En esta parte del mundo, grandes mamíferos obturan el libre tránsito de la democracia, el comercio y la prosperidad. Se instalan a sus anchas entre las compuertas y se niegan a moverse, y cuando son desalojados democráticamente, regresan por el canal trasero para perturbar de nuevo la circulación con las mismas consignas populistas de izquierda y derecha que las muchedumbre espera expectante mientras grita, ¡Aquí es, aquí es!
En el Gran Canal de la pequeña Venecia caribeña un gran cetáceo atasca la navegación desde hace dos décadas sin que los capitanes de unas y otras marinerías encuentren la forma de desencallarlo. Al contrario, han logrado un modus vivendi con el monstruo, y hay quienes lo protegen y viven de él, son sus progenitores de vientre acuático prestado y requieren su presencia de por vida.
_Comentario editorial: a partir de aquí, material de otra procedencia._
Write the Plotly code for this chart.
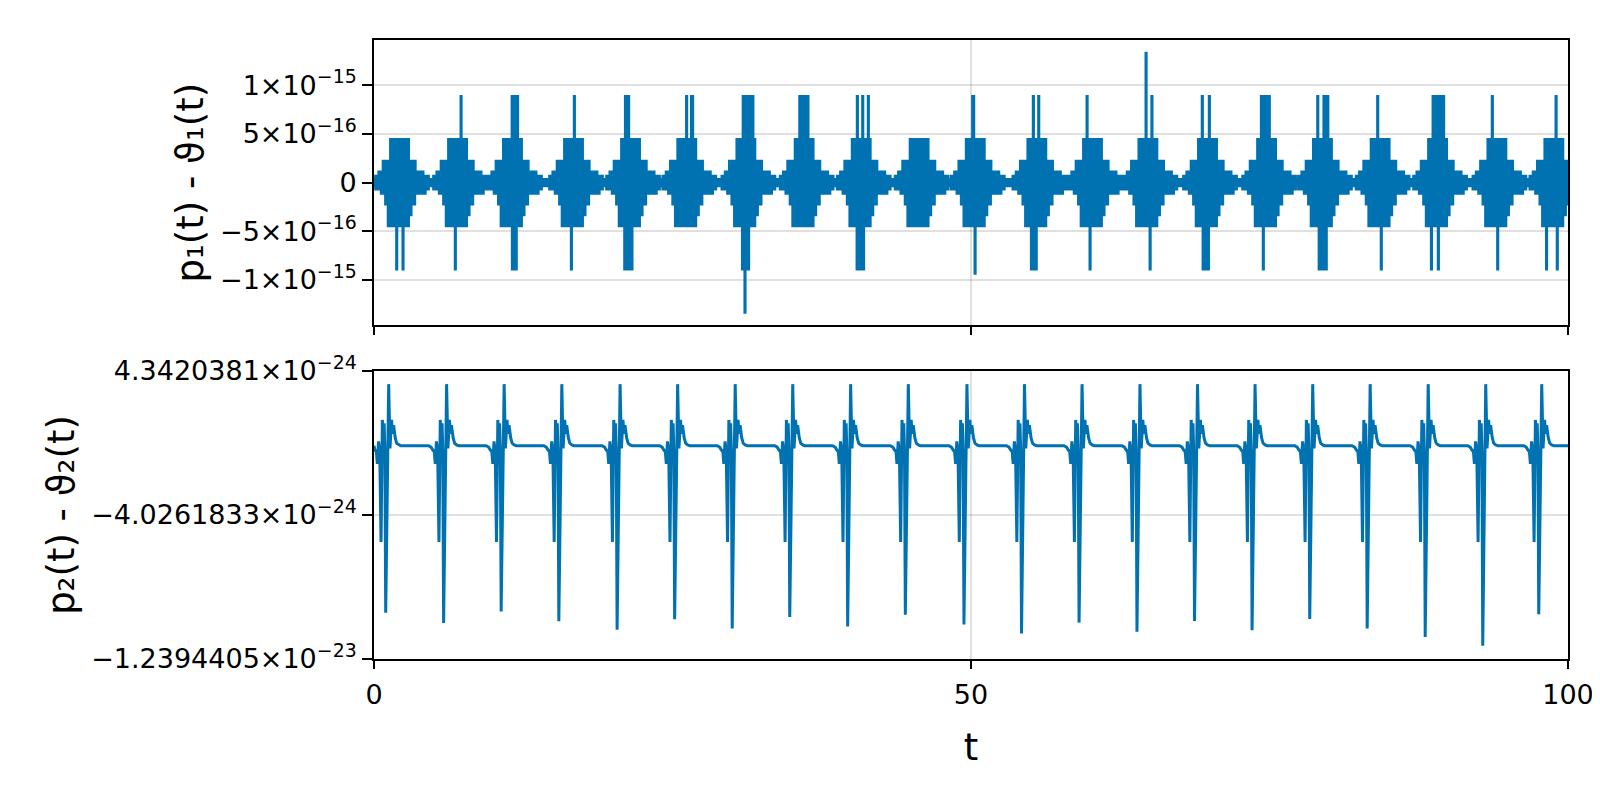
import numpy as np
import plotly.graph_objects as go

BLUE = "#0072B2"
EPS = 2.220446049250313e-16  # unit of the top-panel levels

# ---------------- top panel : p1(t) - θ1(t) ----------------
# centres of the error bursts (t)
BURST_T = [2.12, 6.98, 11.58, 16.69, 21.47, 26.18, 31.13, 36.01, 40.79, 45.64, 50.34,
           55.50, 60.16, 64.80, 69.79, 74.74, 79.42, 84.25, 89.06, 94.03, 98.80]
# envelope of one burst: offset from burst centre (t) -> level (units of eps)
UP_OFF = [-2.15, -2.00, -1.73, -1.37, -0.75, 0.78, 1.34, 2.00, 2.45]
UP_LEV = [0.15, 0.30, 0.50, 1.00, 2.00, 1.00, 0.50, 0.30, 0.15]
LO_OFF = [-2.15, -2.00, -1.53, -1.17, -0.95, 0.78, 1.00, 1.30, 2.18, 2.45]
LO_LEV = [-0.15, -0.30, -0.50, -1.00, -2.00, -1.50, -1.00, -0.50, -0.30, -0.15]
# isolated excursions: (t start, t end, level in eps)
SPIKES = [
    (7.27, 7.31, 4), (11.55, 12.04, 4), (16.76, 16.80, 4), (21.04, 21.34, 4),
    (26.16, 26.20, 4), (26.57, 26.70, 4), (30.90, 31.75, 4), (35.64, 36.36, 4),
    (40.46, 40.50, 4), (40.91, 40.95, 4), (41.38, 41.42, 4), (50.12, 50.24, 4),
    (55.20, 55.24, 4), (55.65, 55.69, 4), (59.70, 59.74, 4), (64.64, 64.68, 6),
    (65.13, 65.17, 4), (69.35, 69.39, 4), (69.94, 69.98, 4), (74.30, 75.00, 4),
    (79.02, 79.06, 4), (79.54, 79.90, 4), (84.04, 84.08, 4), (88.68, 89.05, 4),
    (89.12, 89.60, 4), (93.64, 93.68, 4), (98.98, 99.02, 4),
    (1.88, 1.92, -4), (2.41, 2.45, -4), (6.79, 6.83, -4), (11.57, 11.93, -4),
    (16.51, 16.55, -4), (20.98, 21.62, -4), (30.84, 31.39, -4), (31.05, 31.09, -6),
    (40.44, 41.02, -4), (50.32, 50.36, -4.2), (55.04, 55.48, -4), (59.95, 59.99, -4),
    (64.98, 65.02, -4), (69.42, 69.90, -4), (74.46, 74.50, -4), (79.14, 79.77, -4),
    (84.34, 84.38, -4), (88.54, 88.58, -4), (89.12, 89.16, -4), (94.09, 94.13, -4),
    (98.18, 98.22, -4), (99.08, 99.12, -4),
]

# ---------------- bottom panel : p2(t) - θ2(t) ----------------
EVENT_T = [0.98, 5.83, 10.65, 15.48, 20.36, 25.18, 30.00, 34.82, 39.67, 44.50, 49.41,
           54.23, 59.05, 63.90, 68.72, 73.54, 78.37, 83.18, 88.04, 92.86, 97.55]
EVENT_MIN = [-9.71, -10.30, -9.63, -10.20, -10.70, -10.09, -10.62, -9.95, -10.51, -9.82,
             -10.39, -10.91, -10.28, -10.81, -10.18, -10.72, -10.07, -10.62, -11.12,
             -11.63, -9.80]  # x 1e-24
# shape of one event: offset (t) -> value (x 1e-24); None = the event minimum
EV_OFF = [-1.26, -1.05, -0.90, -0.78, -0.70, -0.60, -0.50, -0.39, -0.28, -0.20, -0.13,
          -0.07, 0.00, 0.25, 0.36, 0.49, 0.57, 0.66, 0.80, 0.92, 1.09, 1.26]
EV_VAL = [0.0, -0.08, -0.25, -0.35, -1.05, 0.25, -0.3, -5.6, 1.5, 0.3, 1.3,
          -0.3, None, 3.58, -0.15, 1.5, 0.7, 1.2, 0.45, 0.15, 0.05, 0.0]

T_TICKS = [0, 50, 100]
Y1_TICKS = [-1e-15, -5e-16, 0, 5e-16, 1e-15]
Y1_TEXT = ["−1×10<sup>−15</sup>", "−5×10<sup>−16</sup>", "0",
           "5×10<sup>−16</sup>", "1×10<sup>−15</sup>"]
Y2_TICKS = [-1.2394405e-23, -4.0261833e-24, 4.3420381e-24]
Y2_TEXT = ["−1.2394405×10<sup>−23</sup>", "−4.0261833×10<sup>−24</sup>",
           "4.3420381×10<sup>−24</sup>"]

# ---- build top envelopes ----
grid = np.round(np.arange(0.0, 100.0 + 1e-9, 0.005), 6)
centres = np.array(BURST_T)
k = np.abs(grid[:, None] - centres[None, :] - 0.265).argmin(axis=1)
off = grid - centres[k]
iu = np.clip(np.searchsorted(UP_OFF, off, side="right") - 1, 0, len(UP_OFF) - 1)
il = np.clip(np.searchsorted(LO_OFF, off, side="right") - 1, 0, len(LO_OFF) - 1)
up = np.array(UP_LEV, dtype=float)[iu]
lo = np.array(LO_LEV, dtype=float)[il]
for t0, t1, lev in SPIKES:
    m = (grid >= t0) & (grid <= t1)
    if lev > 0:
        up[m] = np.maximum(up[m], lev)
    else:
        lo[m] = np.minimum(lo[m], lev)


def steps(x, y):
    keep = np.r_[True, y[1:] != y[:-1]]
    keep[-1] = True
    return x[keep], y[keep]


xu, yu = steps(grid, up)
xl, yl = steps(grid, lo)
top_max = max(np.abs(yu).max(), np.abs(yl).max()) * EPS
y1_range = [-top_max * 1.1, top_max * 1.1]

# ---- build bottom series ----
x2, y2 = [0.0], [0.0]
for tc, dmin in zip(EVENT_T, EVENT_MIN):
    for o, v in zip(EV_OFF, EV_VAL):
        t = tc + o
        if t <= 0 or t >= 100:
            continue
        x2.append(t)
        y2.append((dmin if v is None else v) * 1e-24)
x2.append(100.0)
y2.append(0.0)

fig = go.Figure()
fig.add_trace(go.Scatter(x=xl, y=yl * EPS, mode="lines", xaxis="x", yaxis="y",
                         line=dict(color=BLUE, width=2.6, shape="hv"),
                         showlegend=False, hoverinfo="skip"))
fig.add_trace(go.Scatter(x=xu, y=yu * EPS, mode="lines", xaxis="x", yaxis="y",
                         line=dict(color=BLUE, width=2.6, shape="hv"),
                         fill="tonexty", fillcolor=BLUE,
                         showlegend=False, hoverinfo="skip"))
fig.add_trace(go.Scatter(x=x2, y=y2, mode="lines", xaxis="x2", yaxis="y2",
                         line=dict(color=BLUE, width=3.0),
                         showlegend=False, hoverinfo="skip"))

FONT = "DejaVu Sans"
GRID = "rgba(0,0,0,0.12)"
common_x = dict(range=[0, 100], tickvals=T_TICKS, showline=True, mirror=True,
                linecolor="black", linewidth=1.8, ticks="outside", ticklen=8,
                tickwidth=1.8, tickcolor="black", showgrid=True, gridcolor=GRID,
                gridwidth=1.5, zeroline=False, ticklabelstandoff=3,
                tickfont=dict(family=FONT, size=27, color="black"))
common_y = dict(showline=True, mirror=True, linecolor="black", linewidth=1.8,
                ticks="outside", ticklen=10, tickwidth=1.5, tickcolor="black",
                showgrid=True, gridcolor=GRID, gridwidth=1.5, zeroline=False,
                tickfont=dict(family=FONT, size=27, color="black"))

y2_lo, y2_hi = Y2_TICKS[0], Y2_TICKS[-1]
pad = (y2_hi - y2_lo) * 1e-6

fig.update_layout(
    width=1600, height=800,
    paper_bgcolor="white", plot_bgcolor="white",
    margin=dict(l=366, r=40, t=24, b=149),
    font=dict(family=FONT, color="black"),
    xaxis=dict(domain=[0, 1], anchor="y", showticklabels=False, **common_x),
    xaxis2=dict(domain=[0, 1], anchor="y2", matches="x",
                title=dict(text="t", font=dict(family=FONT, size=37), standoff=25),
                **common_x),
    yaxis=dict(domain=[0.5391, 1], anchor="x", range=y1_range,
               tickvals=Y1_TICKS, ticktext=Y1_TEXT,
               title=dict(text="p₁(t) - ϑ₁(t)", font=dict(family=FONT, size=37),
                          standoff=5),
               **common_y),
    yaxis2=dict(domain=[0, 0.4652], anchor="x2", range=[y2_lo - pad, y2_hi + pad],
                tickvals=Y2_TICKS, ticktext=Y2_TEXT,
                title=dict(text="p₂(t) - ϑ₂(t)", font=dict(family=FONT, size=37),
                           standoff=5),
                **common_y),
)

fig.write_html("out.html")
Otros dicen detestarlo, estar prestos como el Capitán Ahab a cazarlo y desollarlo para bien de los océanos. Para lograrlo, se le acercan en canoas, gritan y hacen los aspavientos y muecas que aprendieron de los temibles maorís en la Polinesia, anuncian invasiones de hombres blancos y justicieros, le clavan estampitas y mandas milagrosas a ver si concede el favor requerido de alejarse. Es un oficio de renombre, trae reconocimiento y prestigio interoceánico, que todo cambie para seguir allí…encallados.